# S: Drafting, left or right?



## wordancer (May 4, 2011)

I been doing a lot of spinning this past week. Gave myself a sore left wrist. Funny thing even though I'm right-handed I been drafting with my left hand and holding the fiber with my right hand all this time. 
???? I'm going to try reversing hands today.


----------



## ilmacheryl (Feb 3, 2013)

wordancer said:


> I been doing a lot of spinning this past week. Gave myself a sore left wrist. Funny thing even though I'm right-handed I been drafting with my left hand and holding the fiber with my right hand all this time.
> ???? I'm going to try reversing hands today.

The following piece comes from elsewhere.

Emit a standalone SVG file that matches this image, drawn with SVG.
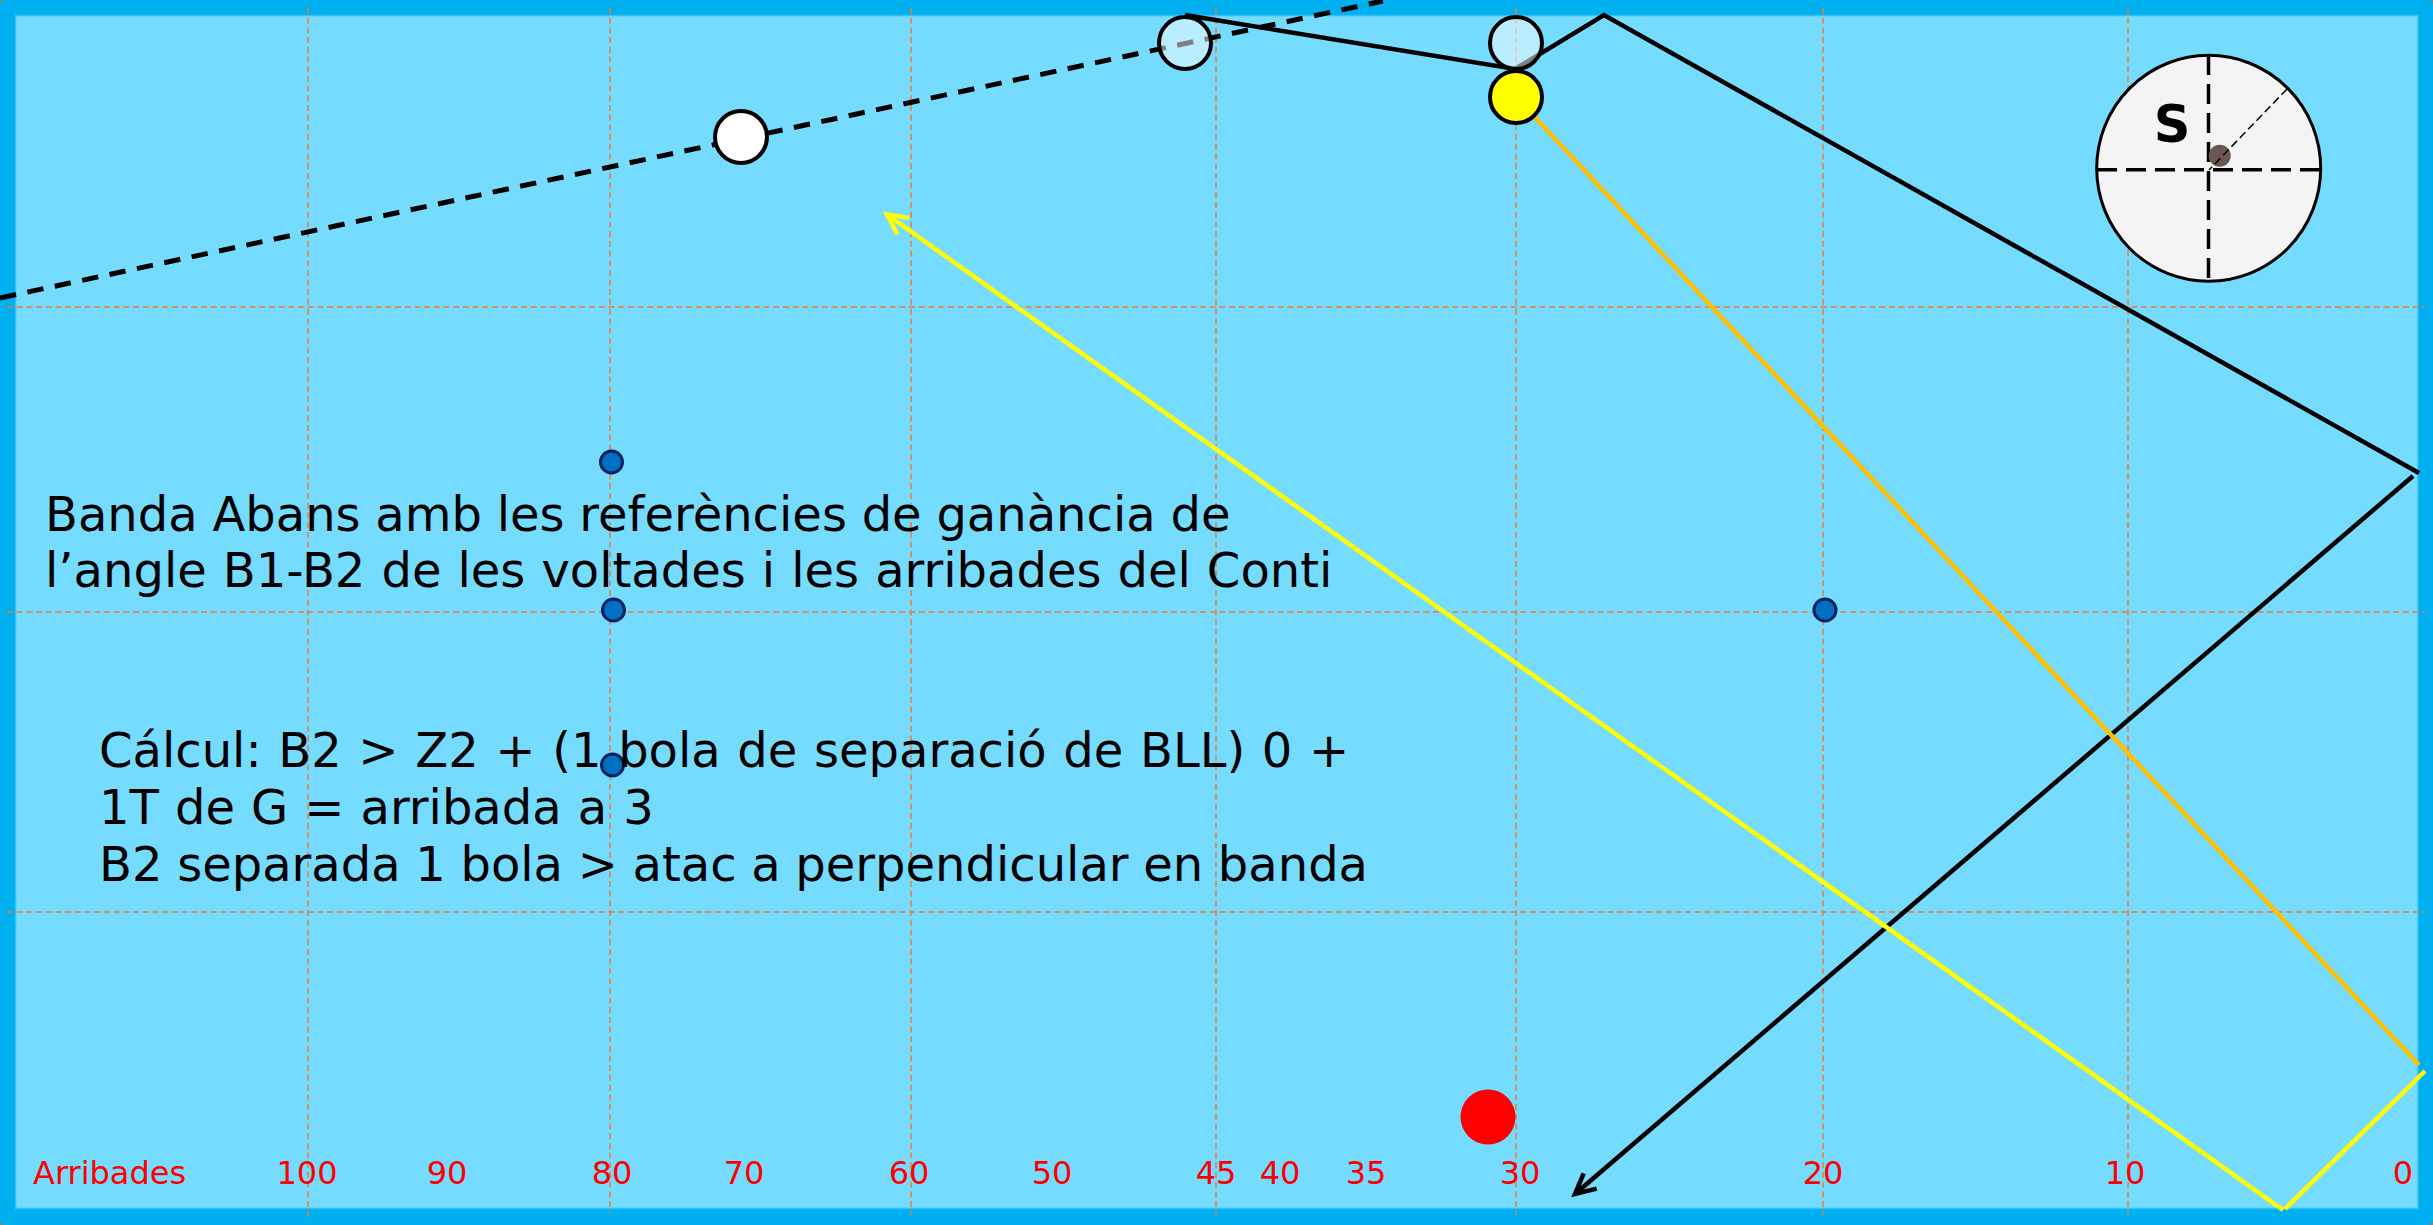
<svg xmlns="http://www.w3.org/2000/svg" width="2433" height="1225" viewBox="0 0 2433 1225">
<style>
.grid{stroke:#ed7d31;stroke-width:1.5;stroke-dasharray:6 3.7;fill:none}
.ball{stroke:#000;stroke-width:4}
.dot{fill:#0070c0;stroke:#002060;stroke-width:3}
.lab{font-family:"DejaVu Sans",sans-serif;font-size:32px;fill:#f00}
.txt{font-family:"DejaVu Sans",sans-serif;font-size:48px;fill:#000}
</style>
<defs>
<marker id="ab" markerUnits="userSpaceOnUse" markerWidth="40" markerHeight="40" refX="22" refY="12" orient="auto"><path d="M2 2L22 12L2 22" fill="none" stroke="#000" stroke-width="4.5"/></marker>
<marker id="ay" markerUnits="userSpaceOnUse" markerWidth="40" markerHeight="40" refX="22" refY="12" orient="auto"><path d="M2 2L22 12L2 22" fill="none" stroke="#ff0" stroke-width="4.5"/></marker>
</defs>
<rect x="0" y="0" width="2433" height="1225" fill="#808080"/>
<rect x="0" y="0" width="2433" height="1225" rx="5" fill="#00b0f0"/>
<rect id="table" x="15.5" y="15.5" width="2402.5" height="1193" fill="#75dbff" stroke="#33c0f5" stroke-width="1.5"/>
<g id="grid">
<path class="grid" d="M308 8V1219M610 8V1213M911 8V1215M1216 8V1217M1516 8V1215M1823 8V1215M2128 8V1215"/>
<path class="grid" d="M7 307H2425M7 612H2425M7 912H2425"/>
</g>
<g id="connectors" fill="none">
<path d="M0 298L1383 1" stroke="#000" stroke-width="5" stroke-dasharray="16.4 11.6"/>
<path d="M1185 15L1515 69L1604 15L2419 473" stroke="#000" stroke-width="4.5"/>
<path d="M2413 476L1575 1194" stroke="#000" stroke-width="4.5" marker-end="url(#ab)"/>
<path d="M1516 97L2419 1065" stroke="#ffc000" stroke-width="4.5"/>
<path d="M2425 1071L2285 1209" stroke="#ff0" stroke-width="4.5"/>
<path d="M2283 1210L887 214.5" stroke="#ff0" stroke-width="4.5" marker-end="url(#ay)"/>
</g>
<g id="ball-white"><circle class="ball" cx="741" cy="137" r="26" fill="#fff"/></g>
<g id="ball-ghost1"><circle class="ball" cx="1185" cy="43" r="26" fill="#fff" fill-opacity=".5"/></g>
<g id="ball-ghost2"><circle class="ball" cx="1516" cy="43" r="26" fill="#fff" fill-opacity=".5"/></g>
<g id="ball-yellow"><circle class="ball" cx="1516" cy="97" r="26" fill="#ff0"/></g>
<g id="ball-red"><circle cx="1488" cy="1117" r="27.5" fill="#f00"/></g>
<g id="dot1"><circle class="dot" cx="611.5" cy="462" r="11"/></g>
<g id="dot2"><circle class="dot" cx="613.5" cy="610" r="11"/></g>
<g id="dot3"><circle class="dot" cx="612.5" cy="765" r="11"/></g>
<g id="dot4"><circle class="dot" cx="1825" cy="610" r="11"/></g>
<g id="spin">
<ellipse cx="2208.7" cy="168.3" rx="112" ry="113" fill="#f4f4f4" stroke="#000" stroke-width="3"/>
<path d="M2208.5 55V282M2097 169.7H2320" fill="none" stroke="#000" stroke-width="3.5" stroke-dasharray="20 9"/>
<circle cx="2219.7" cy="155.7" r="11" fill="#6b5650"/>
<path d="M2287 89L2209 170" fill="none" stroke="#000" stroke-width="1.5" stroke-dasharray="8 4"/>
<text x="2172" y="142" text-anchor="middle" font-family="DejaVu Sans,sans-serif" font-weight="bold" font-size="51">S</text>
</g>
<g id="labels">
<text class="lab" x="33" y="1184">Arribades</text>
<text class="lab" x="307" y="1184" text-anchor="middle">100</text>
<text class="lab" x="447" y="1184" text-anchor="middle">90</text>
<text class="lab" x="612" y="1184" text-anchor="middle">80</text>
<text class="lab" x="744" y="1184" text-anchor="middle">70</text>
<text class="lab" x="909" y="1184" text-anchor="middle">60</text>
<text class="lab" x="1052" y="1184" text-anchor="middle">50</text>
<text class="lab" x="1216" y="1184" text-anchor="middle">45</text>
<text class="lab" x="1280" y="1184" text-anchor="middle">40</text>
<text class="lab" x="1366" y="1184" text-anchor="middle">35</text>
<text class="lab" x="1520" y="1184" text-anchor="middle">30</text>
<text class="lab" x="1823" y="1184" text-anchor="middle">20</text>
<text class="lab" x="2125" y="1184" text-anchor="middle">10</text>
<text class="lab" x="2403" y="1184" text-anchor="middle">0</text>
</g>
<g id="notes">
<text class="txt" x="45" y="531" word-spacing="-0.5">Banda Abans amb les referències de ganància de</text>
<text class="txt" x="45" y="587" word-spacing="0.8">l’angle B1-B2 de les voltades i les arribades del Conti</text>
<text class="txt" x="99" y="767" word-spacing="1.4">Cálcul: B2 &gt; Z2 + (1 bola de separació de BLL) 0 +</text>
<text class="txt" x="99" y="824" word-spacing="0.8">1T de G = arribada a 3</text>
<text class="txt" x="99" y="881" word-spacing="-0.6">B2 separada 1 bola &gt; atac a perpendicular en banda</text>
</g>
</svg>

I draft that way, also, and I am pretty aggressively right handed. For some reason, it seemed easier to hold the fiber in my right hand and draft with the left.


----------



## Cathy B (May 15, 2014)

Me too. Right handed, hold fiber in right hand and draft with my left. I tried the other way around and it just doesn't feel right.


----------



## mama879 (Jan 27, 2011)

I pre draft So I can just spin there will be times when I need to draft as I go but it is much easier on the digits, I have arthritis in lots of my digits.


----------



## BirchPoint (Feb 12, 2016)

I hold the twist with my left hand fingers and pull the fiber back with my right hand, past the right side of my body long draw style. I'm both handed so have never known what's 'right' or 'wrong' if there is such a thing.


----------



## Alpaca Farmer (Jan 19, 2011)

Whichever way you choose, if it is comfortable to you, is the right way.


----------



## wordancer (May 4, 2011)

Alpaca Farmer said:


> Whichever way you choose, if it is comfortable to you, is the right way.


Yes if course! Boy I tried switching...but. Weird.


----------



## Goodshepfarm (Jul 20, 2014)

I am right handed and use both for drafting.
For short forward draw I draft with my right.
For long draw I draft with my left.


----------



## GrannyMo (Jul 7, 2016)

In some ways I’m lucky not to have a dominant hand so can do most things with either and it helps to stop aches. Down side is that my sense of direction is appalling - hopeless as a navigator!


----------



## spins2knit (Jul 29, 2013)

I Always hold fiber supply in left hand and use right hand to manipulate twist. Forward draw uses right hand but I kinda use both. I'm not a technical spinner.


----------



## Cdambro (Dec 30, 2013)

I hold my fiber in my left and draft with my right. I have tried to switch and it doesn't go well.


----------



## MrsMurdog (Apr 16, 2013)

After a posting in the spinning section regarding a DIZ, I tried using an old coat button and predrafting my fiber through the diz. It works like a miracle! My spinning is much more even, less frustrating, and waaaaayyyy faster! Also, as the bat is a mix of short and long fibers carded together, it keeps the "like" fibers from wanting to be together.


----------



## BirchPoint (Feb 12, 2016)

MrsMurdog, how do you hold the batt as you are using the diz? Or are you dizzing (?) off a drum carder?


----------



## MrsMurdog (Apr 16, 2013)

BirchPoint said:


> MrsMurdog, how do you hold the batt as you are using the diz? Or are you dizzing (?) off a drum carder?


Being very far from an expert, I lay the batt on the kitchen counter top, the button/diz in my left hand, reach through the button hole with my paperclip hook in my right hand, grab a bit, and start pulling through to a pile. I try to pull across the batt, but sometimes it goes where it wants to. I use a spindle, so I break it up into about an hours-worth spirals.


----------



## spinninggill (Apr 9, 2011)

spins2knit said:


> I Always hold fiber supply in left hand and use right hand to manipulate twist. Forward draw uses right hand but I kinda use both. I'm not a technical spinner.


Like you, I use both hands at the same time. If I'm teaching, I try to be much more precise about which hand is doing what, but I go with how it feels comfortable for the student. After all there are as many ways to spin as there are spinners, and no 'spinning police' (though I have met the occasional person who would like to fill that role

:sm17: )


----------



## Lillyhooch (Sep 27, 2012)

wordancer said:


> I been doing a lot of spinning this past week. Gave myself a sore left wrist. Funny thing even though I'm right-handed I been drafting with my left hand and holding the fiber with my right hand all this time.
> ???? I'm going to try reversing hands today.


I do the same thing. I think I was taught to draft with right and hold with the left, but found I naturally changed over.


----------



## sbeth53 (Mar 29, 2011)

:sm24:


----------



## desireeross (Jun 2, 2013)

I’m right handed and hold my fibre in my left


----------



## Melody-Ann (Apr 11, 2017)

I thought that I was just a "backwards spinner"! I am very right handed. Never could master the left hand on the piano, even though I practiced for years. Then I learned to spin and the only way I can draft is with my left hand. Can't draft with my right hand at all!! Glad it's not just me. )


----------